In the structuring of the series, we wanted to pull back the layers of the story in the same way that indoctrination is a layered process. In the penultimate episode, “The Wound,” Keith reveals a core ideology and misogyny that would certainly not be palatable to participants of the program if they heard these ideas in introductory courses. There is a temptation in making a series to get to the most salacious material as quickly as possible in the first episodes, in order to attract viewers. For example, there was a Source or acting class that had students practicing empathizing with the worst of humanity—in this case rapists. Portraying Raniere as if he were addressing auditoriums with these speeches in the very first classes or episodes only hurts the victims because it implies everyone was complicit. It condemns anyone who ever walked through NXIVM’s doors: surely everyone knew, why did no one say or do anything about it? But as much as it is good for TV ratings to use this kind of shock value early on, it is inaccurate. The truth is that material was only presented to a small fraction of the organization that had been impeccably groomed by Raniere for years. We were incredibly lucky to work with executives that understood the importance of this series unfolding the way that an indoctrination would—like a frog in a slowly boiling pot of water. This is why it is not until the penultimate episode, “The Wound,” that we share the most gut-wrenching concepts and where the inner circle were being led. It was crucial for the audience to experience the slow boil, the line-bending and boundary-pushing that happens over a number of years (or in the case of the series a number of episodes) in order for this important process of internal manipulation to be understood authentically.
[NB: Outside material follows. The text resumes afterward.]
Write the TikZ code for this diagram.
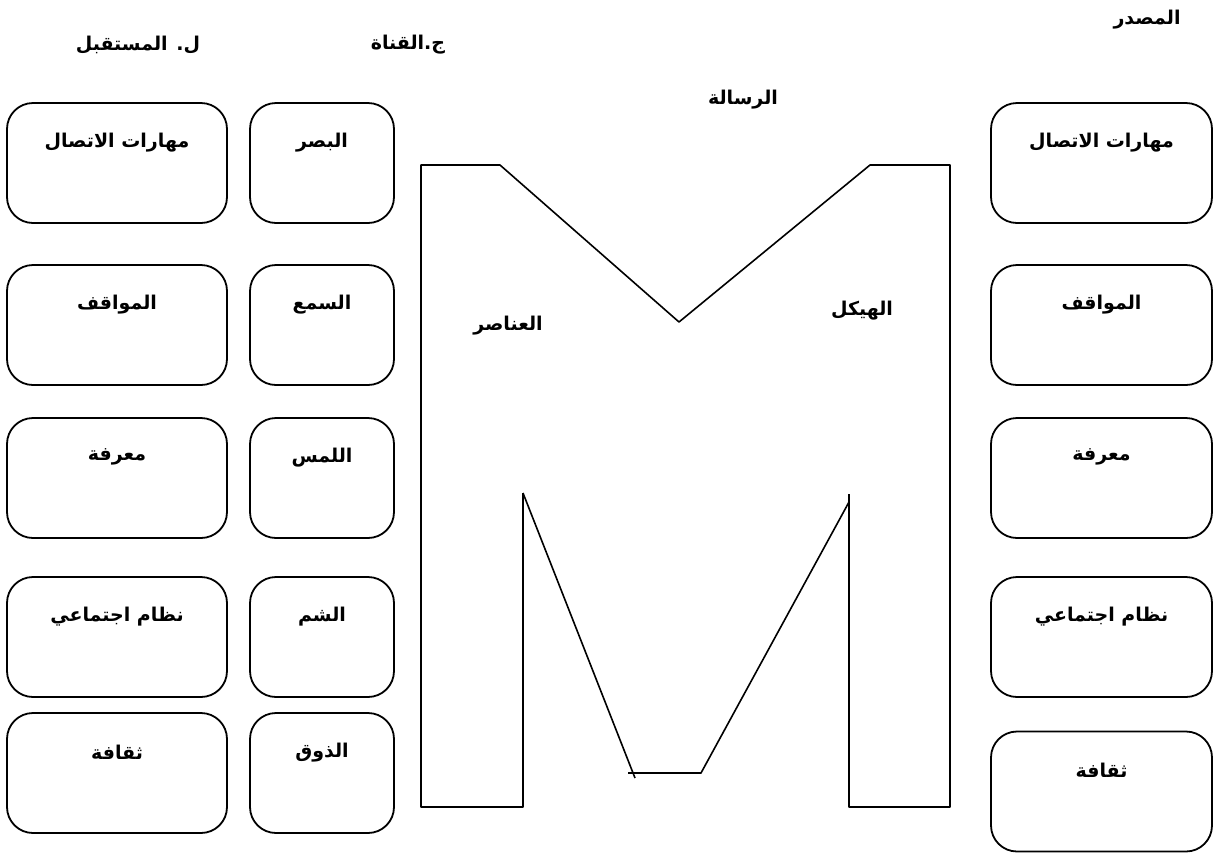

AD: In “The Wound,” you capture some really intense moments, like when Nippy and Mark are talking on Santa Monica Pier and when Mark makes his “You don’t knowingly join a cult” speech. Were you there during these moments? If so, what was that like?
JN: When following an unfolding story, the hope is to be there as things are happening. It makes for much more intense filmmaking, but the hope is that if you are there as your subjects are discovering and understanding for the first time, you allow an audience to experience first-hand, in a way that can never be felt through an interview filmed months or years after the fact. Our hope is that the viewer will feel like they are there living the experience alongside the people that we are following. These moments are incredibly delicate to film, because people are letting you observe their most vulnerable moments when they don’t know what is going to happen next. It is a true gift and a real leap of faith for people like Mark and others to give of themselves like that. I know it is not easy.
Our commitment to the subjects is for one of the team to be there at all moments and if they need to tell us to leave or to turn the camera off, we of course must give them their space. And why would someone allow for a camera to be there? Because the subjects believed that if others could actually see them processing the experience, it would be a more authentic learning experience. Imagine how difficult making that decision is—when you have just been through a process of several years of sacrificing yourself for the goals of a larger group—in a way they are doing the same thing, but for the sake of an audience. We worked with an incredible team of filmmakers, and it was Sam Price-Waldman, one of our wonderful DPs, alongside Claire Read our producer who filmed both the Santa Monica Pier scene as well as the scene where Mark says that no one would ever knowingly join a cult.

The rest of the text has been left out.